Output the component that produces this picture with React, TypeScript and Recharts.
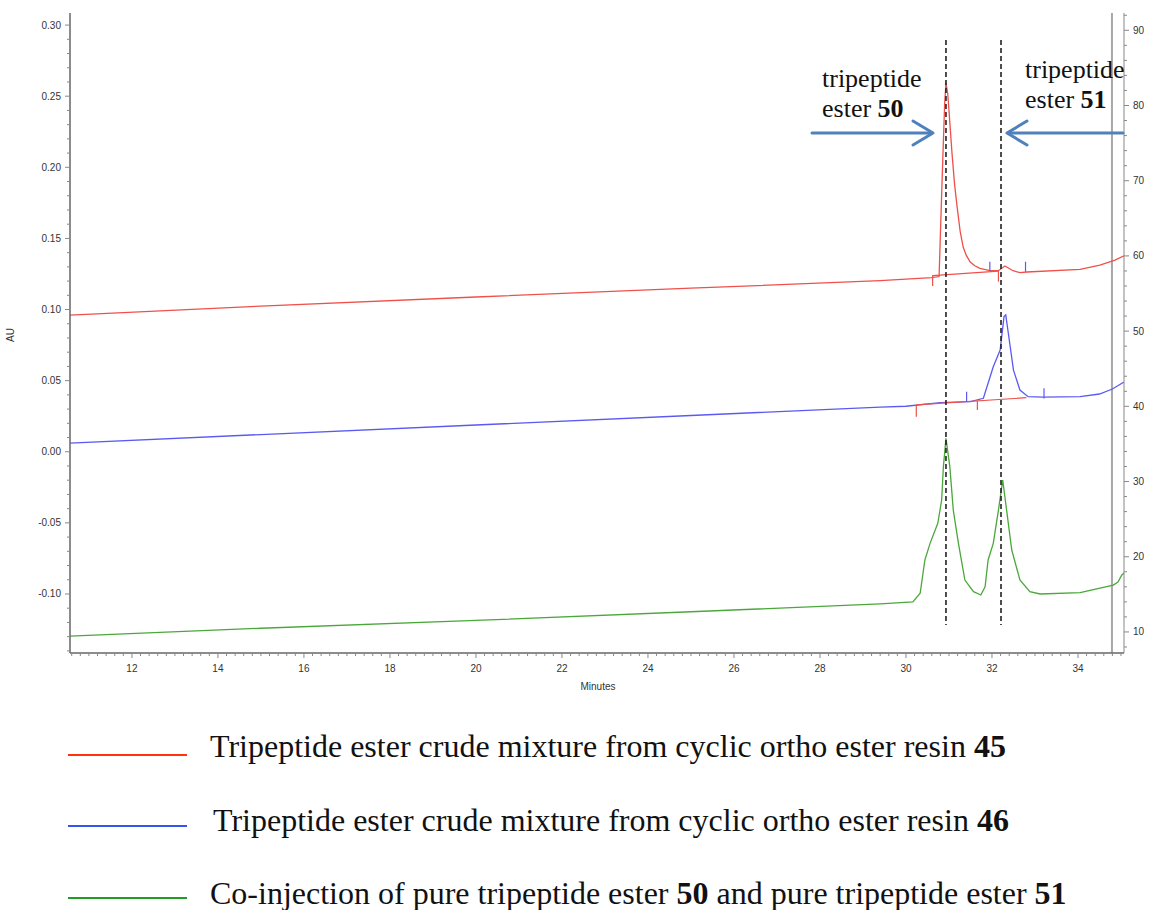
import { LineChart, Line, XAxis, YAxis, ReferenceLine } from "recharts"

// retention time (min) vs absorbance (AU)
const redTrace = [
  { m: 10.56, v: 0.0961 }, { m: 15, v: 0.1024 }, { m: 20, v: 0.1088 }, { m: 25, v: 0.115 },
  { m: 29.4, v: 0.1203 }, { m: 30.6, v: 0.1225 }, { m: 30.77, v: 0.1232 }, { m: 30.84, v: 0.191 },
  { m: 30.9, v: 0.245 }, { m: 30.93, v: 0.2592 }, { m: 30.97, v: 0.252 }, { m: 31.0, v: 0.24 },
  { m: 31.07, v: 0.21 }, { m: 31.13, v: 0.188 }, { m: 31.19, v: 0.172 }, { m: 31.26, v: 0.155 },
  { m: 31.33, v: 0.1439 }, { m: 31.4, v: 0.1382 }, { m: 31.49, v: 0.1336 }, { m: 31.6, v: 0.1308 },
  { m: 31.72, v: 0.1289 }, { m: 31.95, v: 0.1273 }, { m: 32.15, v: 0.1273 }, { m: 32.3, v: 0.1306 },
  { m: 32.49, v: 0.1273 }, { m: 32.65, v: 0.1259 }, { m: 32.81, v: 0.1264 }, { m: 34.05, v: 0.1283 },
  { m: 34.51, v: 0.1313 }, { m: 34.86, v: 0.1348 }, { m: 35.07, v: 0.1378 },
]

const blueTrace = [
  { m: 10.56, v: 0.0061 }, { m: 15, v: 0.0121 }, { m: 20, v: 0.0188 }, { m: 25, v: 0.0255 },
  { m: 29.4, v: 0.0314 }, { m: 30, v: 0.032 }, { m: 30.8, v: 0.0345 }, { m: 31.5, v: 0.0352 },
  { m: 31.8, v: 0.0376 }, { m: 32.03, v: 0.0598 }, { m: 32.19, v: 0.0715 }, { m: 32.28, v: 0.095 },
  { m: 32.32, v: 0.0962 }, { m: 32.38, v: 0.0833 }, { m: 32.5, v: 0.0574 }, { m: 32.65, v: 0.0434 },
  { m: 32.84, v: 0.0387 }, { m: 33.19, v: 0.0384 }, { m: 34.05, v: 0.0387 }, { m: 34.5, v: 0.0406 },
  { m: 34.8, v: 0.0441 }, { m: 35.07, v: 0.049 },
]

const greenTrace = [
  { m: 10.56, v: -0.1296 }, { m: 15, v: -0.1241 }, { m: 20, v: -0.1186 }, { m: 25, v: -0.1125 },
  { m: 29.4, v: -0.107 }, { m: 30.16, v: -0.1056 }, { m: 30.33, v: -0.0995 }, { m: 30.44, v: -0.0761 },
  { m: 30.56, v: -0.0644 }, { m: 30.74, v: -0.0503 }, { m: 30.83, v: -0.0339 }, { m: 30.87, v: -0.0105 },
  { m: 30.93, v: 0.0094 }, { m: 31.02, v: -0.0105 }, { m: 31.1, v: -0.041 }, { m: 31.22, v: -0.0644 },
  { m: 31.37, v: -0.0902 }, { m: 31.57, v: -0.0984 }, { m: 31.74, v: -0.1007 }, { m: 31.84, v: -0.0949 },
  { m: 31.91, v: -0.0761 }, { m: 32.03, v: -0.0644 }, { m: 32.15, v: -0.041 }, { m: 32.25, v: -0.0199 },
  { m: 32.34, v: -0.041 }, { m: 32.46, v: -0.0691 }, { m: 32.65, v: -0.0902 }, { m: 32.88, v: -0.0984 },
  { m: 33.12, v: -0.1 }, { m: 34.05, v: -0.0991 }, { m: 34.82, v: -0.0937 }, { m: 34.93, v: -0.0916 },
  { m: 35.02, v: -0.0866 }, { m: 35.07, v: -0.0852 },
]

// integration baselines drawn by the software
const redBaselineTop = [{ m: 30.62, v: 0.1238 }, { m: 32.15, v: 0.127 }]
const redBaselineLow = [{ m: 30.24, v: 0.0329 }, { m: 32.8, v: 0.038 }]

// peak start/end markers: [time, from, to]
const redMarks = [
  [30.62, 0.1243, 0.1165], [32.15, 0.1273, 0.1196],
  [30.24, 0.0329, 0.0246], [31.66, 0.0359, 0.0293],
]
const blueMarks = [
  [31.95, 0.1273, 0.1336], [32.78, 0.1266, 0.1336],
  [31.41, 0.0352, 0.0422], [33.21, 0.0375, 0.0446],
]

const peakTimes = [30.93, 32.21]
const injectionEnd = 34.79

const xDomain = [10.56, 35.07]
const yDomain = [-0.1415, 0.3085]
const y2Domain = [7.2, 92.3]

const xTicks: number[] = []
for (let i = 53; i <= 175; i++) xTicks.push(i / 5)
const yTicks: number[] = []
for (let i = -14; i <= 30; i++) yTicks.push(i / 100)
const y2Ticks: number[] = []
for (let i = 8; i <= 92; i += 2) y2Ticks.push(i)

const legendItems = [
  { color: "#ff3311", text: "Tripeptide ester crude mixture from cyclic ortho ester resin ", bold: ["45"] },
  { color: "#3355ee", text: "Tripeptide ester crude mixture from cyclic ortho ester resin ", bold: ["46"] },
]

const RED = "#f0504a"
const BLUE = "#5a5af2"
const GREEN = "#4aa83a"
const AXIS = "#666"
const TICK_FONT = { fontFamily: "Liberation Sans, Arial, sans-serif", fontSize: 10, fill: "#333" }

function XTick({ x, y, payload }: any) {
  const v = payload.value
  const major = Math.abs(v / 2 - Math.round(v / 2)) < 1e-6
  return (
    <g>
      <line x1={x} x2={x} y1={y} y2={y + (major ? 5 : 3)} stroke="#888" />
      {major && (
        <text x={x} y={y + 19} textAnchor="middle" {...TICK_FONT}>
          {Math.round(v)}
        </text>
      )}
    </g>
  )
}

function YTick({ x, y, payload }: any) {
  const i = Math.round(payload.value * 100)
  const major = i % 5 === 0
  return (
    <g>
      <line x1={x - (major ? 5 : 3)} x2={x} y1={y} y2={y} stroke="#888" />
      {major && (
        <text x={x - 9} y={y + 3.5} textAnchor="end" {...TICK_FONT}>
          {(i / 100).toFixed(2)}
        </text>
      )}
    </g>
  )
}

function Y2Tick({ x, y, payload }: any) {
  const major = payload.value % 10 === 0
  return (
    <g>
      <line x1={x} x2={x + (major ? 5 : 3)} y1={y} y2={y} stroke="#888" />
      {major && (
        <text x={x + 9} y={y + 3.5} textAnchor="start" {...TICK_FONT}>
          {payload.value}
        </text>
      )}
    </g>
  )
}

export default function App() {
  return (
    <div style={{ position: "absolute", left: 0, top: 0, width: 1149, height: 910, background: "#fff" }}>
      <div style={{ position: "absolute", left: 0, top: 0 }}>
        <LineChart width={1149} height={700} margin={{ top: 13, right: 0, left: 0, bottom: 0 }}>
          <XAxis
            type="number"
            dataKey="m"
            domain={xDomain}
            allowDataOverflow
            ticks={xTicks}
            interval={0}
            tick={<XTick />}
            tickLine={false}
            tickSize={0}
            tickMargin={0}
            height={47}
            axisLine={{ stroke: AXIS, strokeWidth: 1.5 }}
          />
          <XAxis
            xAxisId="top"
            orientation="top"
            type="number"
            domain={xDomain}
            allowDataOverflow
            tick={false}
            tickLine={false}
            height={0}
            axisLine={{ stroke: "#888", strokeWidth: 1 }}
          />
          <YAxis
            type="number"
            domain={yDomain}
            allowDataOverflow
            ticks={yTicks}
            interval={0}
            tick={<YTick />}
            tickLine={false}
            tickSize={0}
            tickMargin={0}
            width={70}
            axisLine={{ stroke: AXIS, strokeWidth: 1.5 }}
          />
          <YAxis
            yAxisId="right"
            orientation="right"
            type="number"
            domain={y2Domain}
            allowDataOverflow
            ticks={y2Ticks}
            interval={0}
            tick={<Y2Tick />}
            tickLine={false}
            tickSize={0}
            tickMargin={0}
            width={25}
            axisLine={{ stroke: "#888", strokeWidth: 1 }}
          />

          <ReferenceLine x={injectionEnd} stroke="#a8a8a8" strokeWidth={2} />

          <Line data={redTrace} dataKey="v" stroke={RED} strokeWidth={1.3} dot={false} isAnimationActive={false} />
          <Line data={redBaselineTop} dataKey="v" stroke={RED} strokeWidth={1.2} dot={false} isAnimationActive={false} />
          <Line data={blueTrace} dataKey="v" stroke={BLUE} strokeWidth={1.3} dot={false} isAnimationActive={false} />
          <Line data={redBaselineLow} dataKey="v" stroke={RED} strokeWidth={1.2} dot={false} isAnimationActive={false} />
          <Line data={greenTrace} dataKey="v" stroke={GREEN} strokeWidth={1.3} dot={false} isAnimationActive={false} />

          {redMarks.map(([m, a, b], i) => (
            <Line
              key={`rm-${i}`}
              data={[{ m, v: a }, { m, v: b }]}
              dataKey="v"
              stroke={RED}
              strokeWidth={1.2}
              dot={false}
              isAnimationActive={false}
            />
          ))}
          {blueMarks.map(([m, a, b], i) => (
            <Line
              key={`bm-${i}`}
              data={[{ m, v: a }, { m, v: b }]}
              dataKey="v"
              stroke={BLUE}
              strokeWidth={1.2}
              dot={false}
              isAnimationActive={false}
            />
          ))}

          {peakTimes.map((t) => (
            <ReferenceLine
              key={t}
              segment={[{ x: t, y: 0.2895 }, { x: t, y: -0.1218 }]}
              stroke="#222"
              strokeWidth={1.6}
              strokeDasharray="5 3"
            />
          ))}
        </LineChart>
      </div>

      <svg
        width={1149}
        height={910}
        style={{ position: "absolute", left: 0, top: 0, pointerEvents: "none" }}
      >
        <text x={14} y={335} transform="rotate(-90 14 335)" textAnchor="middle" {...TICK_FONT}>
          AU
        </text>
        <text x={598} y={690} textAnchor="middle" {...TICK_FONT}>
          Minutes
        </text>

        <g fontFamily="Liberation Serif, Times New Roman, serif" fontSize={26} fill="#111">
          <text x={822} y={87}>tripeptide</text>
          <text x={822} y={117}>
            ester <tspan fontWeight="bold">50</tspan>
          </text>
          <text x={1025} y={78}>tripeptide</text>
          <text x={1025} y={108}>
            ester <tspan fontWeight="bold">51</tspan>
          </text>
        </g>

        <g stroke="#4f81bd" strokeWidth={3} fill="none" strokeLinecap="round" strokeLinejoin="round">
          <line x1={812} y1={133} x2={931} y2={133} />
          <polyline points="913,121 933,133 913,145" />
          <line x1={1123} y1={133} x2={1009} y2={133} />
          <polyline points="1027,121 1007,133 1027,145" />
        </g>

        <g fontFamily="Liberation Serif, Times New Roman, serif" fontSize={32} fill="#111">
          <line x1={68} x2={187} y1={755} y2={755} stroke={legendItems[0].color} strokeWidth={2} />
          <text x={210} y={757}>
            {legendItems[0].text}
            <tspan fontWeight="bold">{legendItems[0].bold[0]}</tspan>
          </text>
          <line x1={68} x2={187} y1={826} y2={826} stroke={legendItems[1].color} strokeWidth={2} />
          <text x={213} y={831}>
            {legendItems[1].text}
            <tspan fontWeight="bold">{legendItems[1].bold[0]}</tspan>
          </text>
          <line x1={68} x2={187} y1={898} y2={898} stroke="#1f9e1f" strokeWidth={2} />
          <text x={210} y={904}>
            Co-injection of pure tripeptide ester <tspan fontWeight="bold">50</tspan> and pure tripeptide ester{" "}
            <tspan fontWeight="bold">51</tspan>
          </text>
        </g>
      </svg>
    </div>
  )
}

• **PROBLEM REQUIREMENTS**
Take the lines from the start of the material to the line with "XAxis, YAxis, ReferenceLine", both included, and transcribe them exactly without the pictures.

• **SOLUTION FOR THIS TASK**
Output the component that produces this picture with React, TypeScript and Recharts.
import { LineChart, Line, XAxis, YAxis, ReferenceLine } from "recharts"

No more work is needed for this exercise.